= Set problem =
Return each line of the listing below, unchanged, and omit the images.

= Information supplied =
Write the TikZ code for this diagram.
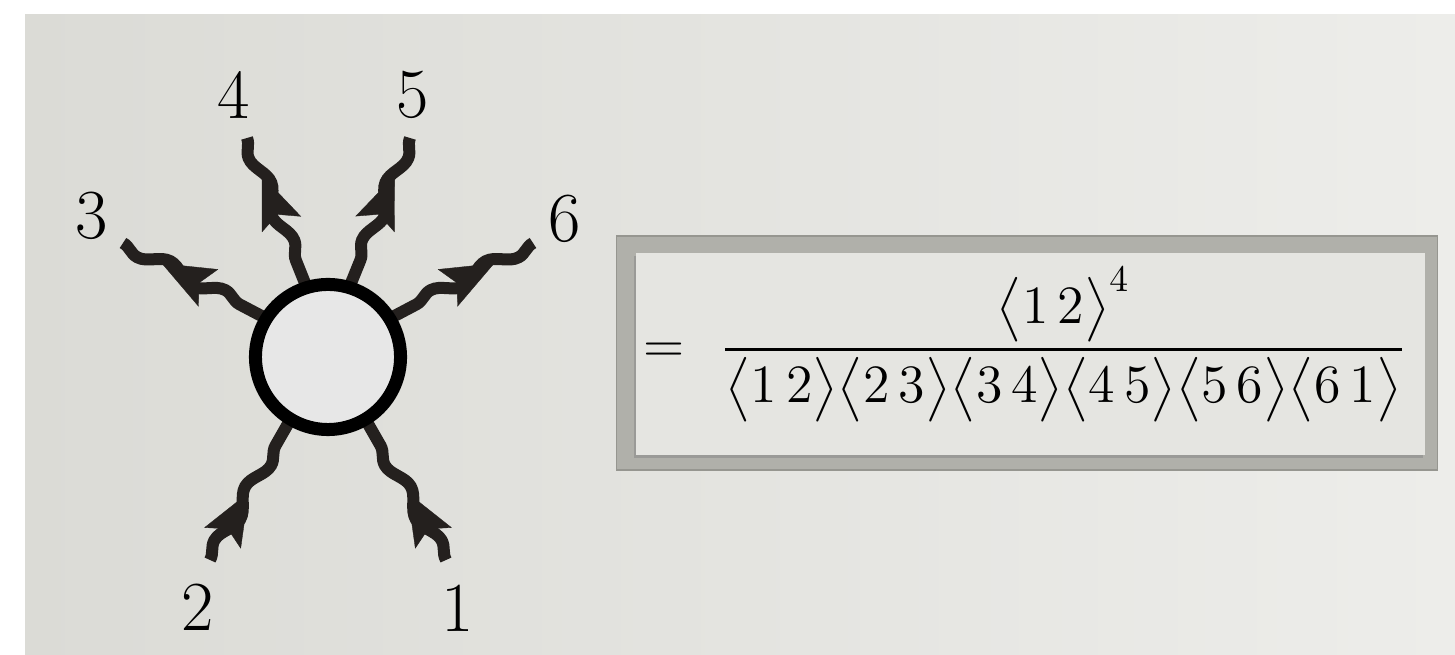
\documentclass[tikz,border=0pt]{standalone}
\usepackage{amsmath,amssymb}
\usepackage{tikz}
\usetikzlibrary{arrows.meta,positioning,calc,decorations.pathmorphing,shadows}
\definecolor{paperdark}{RGB}{219,219,214}
\definecolor{paperlight}{RGB}{237,237,234}
\definecolor{framegray}{RGB}{176,176,170}
\definecolor{panelgray}{RGB}{229,229,225}
\definecolor{blobfill}{RGB}{231,231,231}
\definecolor{gluonink}{RGB}{36,32,30}
\pgfdeclarelayer{bg}
\pgfdeclarelayer{legs}
\pgfsetlayers{bg,legs,main}

\begin{document}
\begin{tikzpicture}[x=.01cm,y=.01cm,
  gluon/.style={draw=gluonink,line width=.12cm,decorate,decoration={snake,amplitude=.06cm,segment length=.62cm}},
  gluon flip/.style={gluon,decoration={mirror}},
  gluon tip/.style={draw=gluonink,line width=.1pt,-{Stealth[length=15pt,width=12pt,inset=3pt]}},
  leg label/.style={font=\fontsize{20}{24}\selectfont,inner sep=0pt}]
\useasboundingbox (0,0) rectangle (1455,655);
\begin{pgfonlayer}{bg}
\fill[white] (0,0) rectangle (1455,655);
\shade[left color=paperdark,right color=paperlight] (25,0) rectangle (1455,640);
\end{pgfonlayer}
\node[circle,draw=black,fill=blobfill,line width=.13cm,minimum size=1.45cm,inner sep=0pt,outer sep=0pt] (blob) at (328,298) {};
\coordinate (e1) at (446,95);
\coordinate (e2) at (210,95);
\coordinate (e3) at (123,412);
\coordinate (e4) at (247,517);
\coordinate (e5) at (410,517);
\coordinate (e6) at (533,412);
\begin{pgfonlayer}{legs}
\draw[gluon flip] (e1) -- (blob.301);
\draw[gluon] (e2) -- (blob.239);
\draw[gluon flip] (e3) -- (blob.148);
\draw[gluon flip] (e4) -- (blob.107);
\draw[gluon] (e5) -- (blob.73);
\draw[gluon] (e6) -- (blob.32);
\draw[gluon tip] ($(e1)!.27!(blob.301)$) -- ($(e1)!.48!(blob.301)$);
\draw[gluon tip] ($(e2)!.27!(blob.239)$) -- ($(e2)!.48!(blob.239)$);
\draw[gluon tip] ($(e3)!.48!(blob.148)$) -- ($(e3)!.27!(blob.148)$);
\draw[gluon tip] ($(e4)!.46!(blob.107)$) -- ($(e4)!.25!(blob.107)$);
\draw[gluon tip] ($(e5)!.46!(blob.73)$) -- ($(e5)!.25!(blob.73)$);
\draw[gluon tip] ($(e6)!.46!(blob.32)$) -- ($(e6)!.27!(blob.32)$);
\end{pgfonlayer}
\node[leg label] (l1) at (458,47) {1};
\node[leg label] (l2) at (198,48) {2};
\node[leg label] (l3) at (92,439) {3};
\node[leg label] (l4) at (234,560) {4};
\node[leg label] (l5) at (413,560) {5};
\node[leg label] (l6) at (565,436) {6};
\node[draw=framegray!85!black,fill=framegray,minimum width=8.2cm,minimum height=2.34cm,inner sep=0pt] (frame) at (1027,302) {};
\node[fill=panelgray,minimum width=7.89cm,minimum height=2.02cm,inner sep=0pt,drop shadow={shadow xshift=-.02cm,shadow yshift=-.03cm,opacity=.45}] (panel) at (1030.5,301) {};
\node[anchor=base west,inner sep=0pt,font=\fontsize{14.4}{20}\selectfont] (amp) at (643,292) {\scalebox{1.065}{$=\mkern7mu\displaystyle\frac{\bigl\langle 1\,2\bigr\rangle^4}{\bigl\langle 1\,2\bigr\rangle\bigl\langle 2\,3\bigr\rangle\bigl\langle 3\,4\bigr\rangle\bigl\langle 4\,5\bigr\rangle\bigl\langle 5\,6\bigr\rangle\bigl\langle 6\,1\bigr\rangle}$}};
\end{tikzpicture}
\end{document}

= Full output =
Write the TikZ code for this diagram.
\documentclass[tikz,border=0pt]{standalone}
\usepackage{amsmath,amssymb}
\usepackage{tikz}
\usetikzlibrary{arrows.meta,positioning,calc,decorations.pathmorphing,shadows}
\definecolor{paperdark}{RGB}{219,219,214}
\definecolor{paperlight}{RGB}{237,237,234}
\definecolor{framegray}{RGB}{176,176,170}
\definecolor{panelgray}{RGB}{229,229,225}
\definecolor{blobfill}{RGB}{231,231,231}
\definecolor{gluonink}{RGB}{36,32,30}
\pgfdeclarelayer{bg}
\pgfdeclarelayer{legs}
\pgfsetlayers{bg,legs,main}

\begin{document}
\begin{tikzpicture}[x=.01cm,y=.01cm,
  gluon/.style={draw=gluonink,line width=.12cm,decorate,decoration={snake,amplitude=.06cm,segment length=.62cm}},
  gluon flip/.style={gluon,decoration={mirror}},
  gluon tip/.style={draw=gluonink,line width=.1pt,-{Stealth[length=15pt,width=12pt,inset=3pt]}},
  leg label/.style={font=\fontsize{20}{24}\selectfont,inner sep=0pt}]
\useasboundingbox (0,0) rectangle (1455,655);
\begin{pgfonlayer}{bg}
\fill[white] (0,0) rectangle (1455,655);
\shade[left color=paperdark,right color=paperlight] (25,0) rectangle (1455,640);
\end{pgfonlayer}
\node[circle,draw=black,fill=blobfill,line width=.13cm,minimum size=1.45cm,inner sep=0pt,outer sep=0pt] (blob) at (328,298) {};
\coordinate (e1) at (446,95);
\coordinate (e2) at (210,95);
\coordinate (e3) at (123,412);
\coordinate (e4) at (247,517);
\coordinate (e5) at (410,517);
\coordinate (e6) at (533,412);
\begin{pgfonlayer}{legs}
\draw[gluon flip] (e1) -- (blob.301);
\draw[gluon] (e2) -- (blob.239);
\draw[gluon flip] (e3) -- (blob.148);
\draw[gluon flip] (e4) -- (blob.107);
\draw[gluon] (e5) -- (blob.73);
\draw[gluon] (e6) -- (blob.32);
\draw[gluon tip] ($(e1)!.27!(blob.301)$) -- ($(e1)!.48!(blob.301)$);
\draw[gluon tip] ($(e2)!.27!(blob.239)$) -- ($(e2)!.48!(blob.239)$);
\draw[gluon tip] ($(e3)!.48!(blob.148)$) -- ($(e3)!.27!(blob.148)$);
\draw[gluon tip] ($(e4)!.46!(blob.107)$) -- ($(e4)!.25!(blob.107)$);
\draw[gluon tip] ($(e5)!.46!(blob.73)$) -- ($(e5)!.25!(blob.73)$);
\draw[gluon tip] ($(e6)!.46!(blob.32)$) -- ($(e6)!.27!(blob.32)$);
\end{pgfonlayer}
\node[leg label] (l1) at (458,47) {1};
\node[leg label] (l2) at (198,48) {2};
\node[leg label] (l3) at (92,439) {3};
\node[leg label] (l4) at (234,560) {4};
\node[leg label] (l5) at (413,560) {5};
\node[leg label] (l6) at (565,436) {6};
\node[draw=framegray!85!black,fill=framegray,minimum width=8.2cm,minimum height=2.34cm,inner sep=0pt] (frame) at (1027,302) {};
\node[fill=panelgray,minimum width=7.89cm,minimum height=2.02cm,inner sep=0pt,drop shadow={shadow xshift=-.02cm,shadow yshift=-.03cm,opacity=.45}] (panel) at (1030.5,301) {};
\node[anchor=base west,inner sep=0pt,font=\fontsize{14.4}{20}\selectfont] (amp) at (643,292) {\scalebox{1.065}{$=\mkern7mu\displaystyle\frac{\bigl\langle 1\,2\bigr\rangle^4}{\bigl\langle 1\,2\bigr\rangle\bigl\langle 2\,3\bigr\rangle\bigl\langle 3\,4\bigr\rangle\bigl\langle 4\,5\bigr\rangle\bigl\langle 5\,6\bigr\rangle\bigl\langle 6\,1\bigr\rangle}$}};
\end{tikzpicture}
\end{document}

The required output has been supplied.